Cycling back to the draughty old fen one night, I found myself hotly pursued by a giant flying Weetabix. Being manic-depressive (bipolar), I didn't start to realise until soon afterwards that my perceptions of the event and reality might differ.
I am in good company. For example, one doctoral dissertation asserted that Ravel's repetitious masterpiece Bolero, the soundtrack of Torville and Dean's victory at the 1984 Winter Olympics, signified incipient manic depression. Winston Churchill found building walls a great mood-stabiliser, albeit one that could not exorcise his "black dog"; like Spike Milligan, I have taken that dog for walkies many times. The jury's out as to whether Nietsche's obscure aphorisms were due to manic-depression or syphilis, or a combination thereof.
One sure thing is that a routine, desirable in the best of times, is indispensable in the worst. When in the grip of mental illness, any routine is vastly preferable to none. However, a complaint of ostensibly progressive mental health commissioners was that occupational therapy consisted of demeaning drudgery like putting sticking-plasters in packets or weaving baskets.
I could say many things about this (for example that during my occupational therapy I learned how to write HTML code), but will satisfy myself with commenting that had they tasted madness for any extended period, they would have realised that it doesn't matter what you do, just that you do it. That you come to an allotted place to do it, and when there you do it for the prescribed period, interacting with peers, managers and the public, and in the break indulge in the deliciously sane pastime of slagging off your bosses. With grumbles, gripes and the odd personality conflict, it was an ideal preparation to re-enter the world of work - and though it didn't cure hallucinations, delusions etc, having to engage with the world outside your mind gave reality a fighting chance inside your mind, no matter how many cornflakes had your name on them.

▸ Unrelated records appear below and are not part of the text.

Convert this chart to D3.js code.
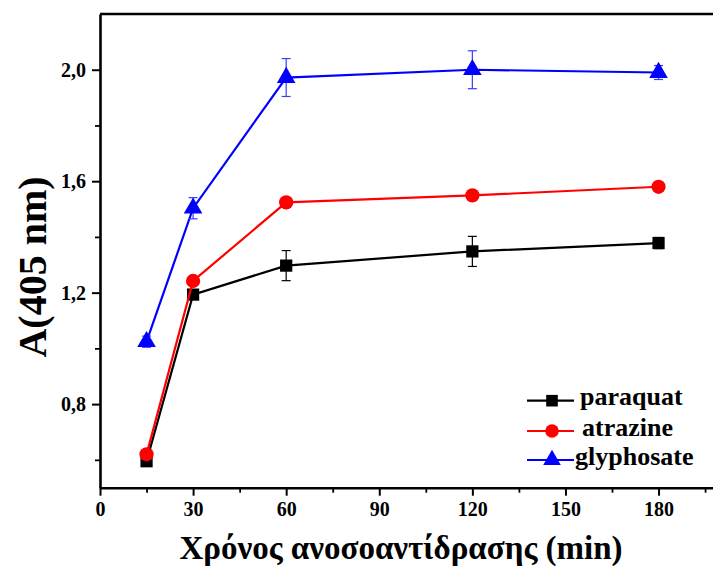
<!DOCTYPE html>
<html>
<head>
<meta charset="utf-8">
<script src="https://cdn.jsdelivr.net/npm/d3@7/dist/d3.min.js"></script>
</head>
<body style="margin:0">
<svg id="chart" width="713" height="567"></svg>
<script>
// Reaction time (min)
const times = [15, 30, 60, 120, 180];

// Absorbance at 405 nm and standard deviations for each herbicide
const paraquat      = [0.595, 1.193, 1.297, 1.348, 1.378];
const paraquatErr   = [0.012, 0.010, 0.054, 0.054, 0.020];
const atrazine      = [0.620, 1.242, 1.524, 1.549, 1.580];
const atrazineErr   = [0.008, 0.008, 0.006, 0.006, 0.006];
const glyphosate    = [1.024, 1.503, 1.972, 2.000, 1.990];
const glyphosateErr = [0.020, 0.038, 0.068, 0.068, 0.025];

const seriesNames = ["paraquat", "atrazine", "glyphosate"];
const xTicks = [0, 30, 60, 90, 120, 150, 180];
const yTicks = [0.8, 1.2, 1.6, 2.0];

const series = [
  { name: seriesNames[0], values: paraquat,   err: paraquatErr,   color: "#000000", errColor: "#000000", symbol: d3.symbolSquare },
  { name: seriesNames[1], values: atrazine,   err: atrazineErr,   color: "#ff0000", errColor: "#ff0000", symbol: d3.symbolCircle },
  { name: seriesNames[2], values: glyphosate, err: glyphosateErr, color: "#0000ff", errColor: "#3b3bff", symbol: d3.symbolTriangle }
];

const styleText = (sel, size) => sel
  .style("font-family", '"Liberation Serif"').style("font-weight", "bold")
  .style("font-size", size + "px").attr("fill", "#000");

const svg = d3.select("#chart");
const plotLeft = 100, plotRight = 720.6, plotTop = 14, plotBottom = 487.7;

const x = d3.scaleLinear().domain([0, 200]).range([plotLeft, plotRight]);
const y = d3.scaleLinear().domain([0.5, 2.2]).range([plotBottom, plotTop]);

const fmt = d => d3.format(".1f")(d).replace(".", ",");

// Minor ticks
const xMinor = d3.range(15, 200, 30);
const yMinor = [0.6, 1.0, 1.4, 1.8];

// Top frame line
svg.append("line")
  .attr("x1", plotLeft).attr("x2", plotRight).attr("y1", plotTop).attr("y2", plotTop)
  .attr("stroke", "#000").attr("stroke-width", 2.6);

// X axis
const xAxis = svg.append("g").attr("transform", `translate(0,${plotBottom})`)
  .call(d3.axisBottom(x).tickValues(xTicks).tickSize(8).tickSizeOuter(0).tickPadding(6).tickFormat(d3.format("d")));
xAxis.attr("font-family", null);
xAxis.select(".domain").attr("stroke-width", 2.6);
xAxis.selectAll(".tick line").attr("stroke-width", 2);
styleText(xAxis.selectAll(".tick text"), 20);
svg.append("g").attr("transform", `translate(0,${plotBottom})`)
  .call(d3.axisBottom(x).tickValues(xMinor).tickSize(5).tickFormat(""))
  .call(g => g.select(".domain").remove())
  .selectAll(".tick line").attr("stroke-width", 1.8);

// Y axis
const yAxis = svg.append("g").attr("transform", `translate(${plotLeft},0)`)
  .call(d3.axisLeft(y).tickValues(yTicks).tickSize(8).tickSizeOuter(0).tickPadding(6).tickFormat(fmt));
yAxis.attr("font-family", null);
yAxis.select(".domain").attr("stroke-width", 2.6);
yAxis.selectAll(".tick line").attr("stroke-width", 2);
styleText(yAxis.selectAll(".tick text"), 20);
svg.append("g").attr("transform", `translate(${plotLeft},0)`)
  .call(d3.axisLeft(y).tickValues(yMinor).tickSize(5).tickFormat(""))
  .call(g => g.select(".domain").remove())
  .selectAll(".tick line").attr("stroke-width", 1.8);

// Axis titles
styleText(svg.append("text"), 33)
  .attr("x", 401).attr("y", 559)
  .attr("text-anchor", "middle")
  .text("Χρόνος ανοσοαντίδρασης (min)");
styleText(svg.append("text"), 40)
  .attr("transform", "translate(46,267) rotate(-90)")
  .attr("text-anchor", "middle")
  .text("A(405 nm)");

const line = d3.line().x((d, i) => x(times[i])).y(d => y(d));
const symbolSize = { [seriesNames[0]]: 150, [seriesNames[1]]: 160, [seriesNames[2]]: 150 };

series.forEach(s => {
  const g = svg.append("g");
  g.append("path").datum(s.values)
    .attr("d", line).attr("fill", "none")
    .attr("stroke", s.color).attr("stroke-width", 2.2);

  // Error bars
  const eb = g.selectAll(".eb").data(s.values).enter().append("g");
  eb.append("line")
    .attr("x1", (d, i) => x(times[i])).attr("x2", (d, i) => x(times[i]))
    .attr("y1", (d, i) => y(d - s.err[i])).attr("y2", (d, i) => y(d + s.err[i]))
    .attr("stroke", s.errColor).attr("stroke-width", 1.2);
  [-1, 1].forEach(sign => {
    eb.append("line")
      .attr("x1", (d, i) => x(times[i]) - 4.5).attr("x2", (d, i) => x(times[i]) + 4.5)
      .attr("y1", (d, i) => y(d + sign * s.err[i])).attr("y2", (d, i) => y(d + sign * s.err[i]))
      .attr("stroke", s.errColor).attr("stroke-width", 1.2);
  });

  g.selectAll(".pt").data(s.values).enter().append("path")
    .attr("transform", (d, i) => `translate(${x(times[i])},${y(d)})`)
    .attr("d", d3.symbol().type(s.symbol).size(symbolSize[s.name]))
    .attr("fill", s.color);
});

// Legend
const legendRows = [400.7, 431, 460];
series.forEach((s, i) => {
  const ly = legendRows[i];
  svg.append("line").attr("x1", 527).attr("x2", 574).attr("y1", ly).attr("y2", ly)
    .attr("stroke", s.color).attr("stroke-width", 2.2);
  svg.append("path").attr("transform", `translate(552,${ly})`)
    .attr("d", d3.symbol().type(s.symbol).size(symbolSize[s.name] * 0.9))
    .attr("fill", s.color);
  styleText(svg.append("text"), 26)
    .attr("x", i === 2 ? 575 : (i === 1 ? 582 : 580)).attr("y", ly + 4.5)
    .text(s.name);
});
</script>
</body>
</html>
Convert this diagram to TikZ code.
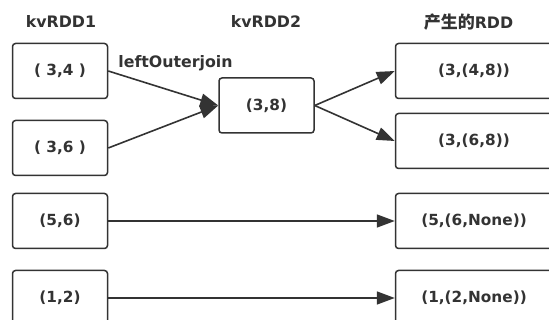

With recent ward closures in Cantabrigia, places are prioritised for the most severely ill, therefore in-patients miss their peers' journeys toward wellness. There is a growing group in the community who are not yet well enough to work, but are not judged "ill" enough to merit a Community Psychiatric Nurse (CPN). This group was well served by the closure of the Cantabrigia Clubhouse, which was a centre of excellence when it came to catering for individuals who fell into the cracks between other services, and also Vocational Services, which took occupational therapy to another dimension.
Case in point: recently in a café in Cantabrigia, I met a former Clubhousee, who hails from an even draughtier old fen than I. she cannot sustain a job or voluntary work so, in the absence of other engagement, sits in her house and deteriorates so she can save her money for her one voyage into the city a week, to sit alone at a table and deteriorate in an altogether classier environment. Since she is not ill enough for a CPN (ie not about to kill anybody), she is technically a victory for the mental health system hereabouts.
The local spokesman stated in the article in the Nuntii Cantabrigenses that the mental health service, having removed £3 million from its budget in 2007, now had the "appropriate number of beds according to advice from the Sainsbury Centre for Mental Health" - this latter organisation commented in 2003 that the NHS was receiving more funding than ever, but mental health services received an ever-dwindling share. This is somewhat Lovecraftian arithmetic, methinks, and it'll take a procrastination of managers the appropriate amount of time to appoint a tea-party of commissioners to hire a column of accountants to sort it all out.
Not everybody with mental health problems will be able to sustain a job. But with the appropriate support, many who are presently languishing in the rather drab no-man's land between pity and prejudice, like my friend, eventually could.
And if anybody sees that damned flying Weetabix, tell it I've marked its card.